In the early 1980s, an independent scientific study on the risks of radon was published by the Atomic Energy Control Board (AECB -- the body that sets standards for radiation exposure in Canada). This study, known as the Thomas/MacNeill Report, reviewed all available evidence from several countries. It concluded that the risks are very high.
If uranium miners worked at AECB's maximum permissible level over their entire working lifetime, the Thomas/MacNeill Report found that the lung cancer incidence would likely quadruple. Instead of 54 lung cancer deaths per 1000 males, the Ontario average, there could be close to 200 lung cancers per 1000 -- that is, one in five.
The 1980 report published by the British Columbia Medical Association (BCMA), already mentioned, called the AECB "unfit to regulate" because of the health risks it permits.

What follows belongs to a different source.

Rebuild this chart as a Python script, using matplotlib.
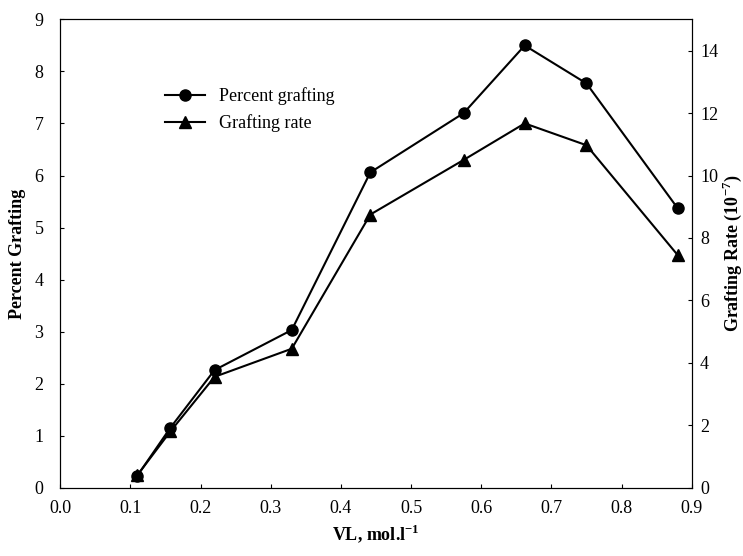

No other industry, says the BCMA report, allows a cancer-causing substance in the workplace at anything close to the doubling dose for cancers in humans.
E.8. Can the health dangers be alleviated by using more miners for shorter times?
The Ham Commission warned that using more miners for shorter times, without reducing the total exposure to inhaled radon, will not reduce the number of cancer victims. If anything, it could increase the number of excess lung cancers.
The Ham Commission Report, the BCMA Report, the Thomas/ MacNeill Report, and the 1988 BEIR-IV Report (by the U.S. National Research Council) have all pointed out that at lower radon exposure levels the number of cancers caused per unit dose may actually increase. In other words, spreading the same total dose out over a larger population, so that each individual gets a smaller dose, may increase the total number of cancers caused. The BEIR IV Report observes that this phenomenon is well-known for laboratory animals, but is less clearly established in the case of human populations.